Prompt:
Return the listing below exactly, with the pictures dropped.

Given material:

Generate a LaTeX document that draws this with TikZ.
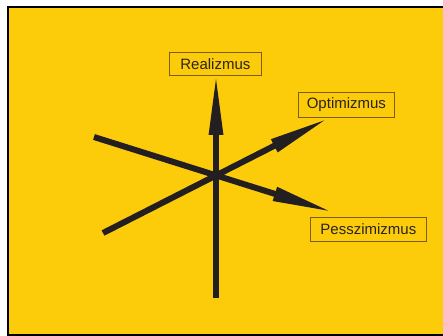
\documentclass[tikz,border=0pt]{standalone}
\usepackage{fontspec}
\setmainfont{Liberation Sans}
\usetikzlibrary{arrows.meta}
\definecolor{bgyellow}{HTML}{FCCB0A}
\definecolor{boxline}{HTML}{7A5E10}
\definecolor{inkdark}{HTML}{231F20}
\definecolor{txt}{HTML}{2A2420}
\begin{document}
\begin{tikzpicture}[x=1pt,y=-1pt,
  lbl/.style={draw=boxline,line width=0.8pt,fill=none,text=txt,font=\fontsize{15}{16}\selectfont,inner xsep=4pt,inner ysep=0pt,minimum height=23pt,anchor=north west},
  axis/.style={draw=inkdark,line width=6pt},
  axarrow/.style={axis,-{Triangle[length=62pt,width=13pt]}}]
\useasboundingbox (0,0) rectangle (443,336);
\fill[white] (0,0) rectangle (443,336);
\fill[bgyellow] (8,7) rectangle (446,335);
\draw[black,line width=2pt] (8,7) rectangle (446,335);
% labels
\node[lbl,minimum width=92pt] (real) at (169,52) {Realizmus};
\node[lbl,minimum width=96pt,minimum height=25pt] (opt) at (298,92) {Optimizmus};
\node[lbl,minimum width=116pt,minimum height=24pt] (pess) at (310,217) {Pesszimizmus};
% coordinates
\coordinate (c) at (216,175);
\coordinate (vbot) at (216,298);
\coordinate (vtip) at (216,73);
\coordinate (l1) at (94,137);
\coordinate (ptip) at (334,212.5);
\coordinate (l2) at (103,233);
\coordinate (otip) at (329.5,117.7);
% axes
\draw[axarrow] (vbot) -- (vtip);
\draw[axarrow] (l1) -- (ptip);
\draw[axarrow] (l2) -- (otip);
\end{tikzpicture}
\end{document}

Full output:
Generate a LaTeX document that draws this with TikZ.
\documentclass[tikz,border=0pt]{standalone}
\usepackage{fontspec}
\setmainfont{Liberation Sans}
\usetikzlibrary{arrows.meta}
\definecolor{bgyellow}{HTML}{FCCB0A}
\definecolor{boxline}{HTML}{7A5E10}
\definecolor{inkdark}{HTML}{231F20}
\definecolor{txt}{HTML}{2A2420}
\begin{document}
\begin{tikzpicture}[x=1pt,y=-1pt,
  lbl/.style={draw=boxline,line width=0.8pt,fill=none,text=txt,font=\fontsize{15}{16}\selectfont,inner xsep=4pt,inner ysep=0pt,minimum height=23pt,anchor=north west},
  axis/.style={draw=inkdark,line width=6pt},
  axarrow/.style={axis,-{Triangle[length=62pt,width=13pt]}}]
\useasboundingbox (0,0) rectangle (443,336);
\fill[white] (0,0) rectangle (443,336);
\fill[bgyellow] (8,7) rectangle (446,335);
\draw[black,line width=2pt] (8,7) rectangle (446,335);
% labels
\node[lbl,minimum width=92pt] (real) at (169,52) {Realizmus};
\node[lbl,minimum width=96pt,minimum height=25pt] (opt) at (298,92) {Optimizmus};
\node[lbl,minimum width=116pt,minimum height=24pt] (pess) at (310,217) {Pesszimizmus};
% coordinates
\coordinate (c) at (216,175);
\coordinate (vbot) at (216,298);
\coordinate (vtip) at (216,73);
\coordinate (l1) at (94,137);
\coordinate (ptip) at (334,212.5);
\coordinate (l2) at (103,233);
\coordinate (otip) at (329.5,117.7);
% axes
\draw[axarrow] (vbot) -- (vtip);
\draw[axarrow] (l1) -- (ptip);
\draw[axarrow] (l2) -- (otip);
\end{tikzpicture}
\end{document}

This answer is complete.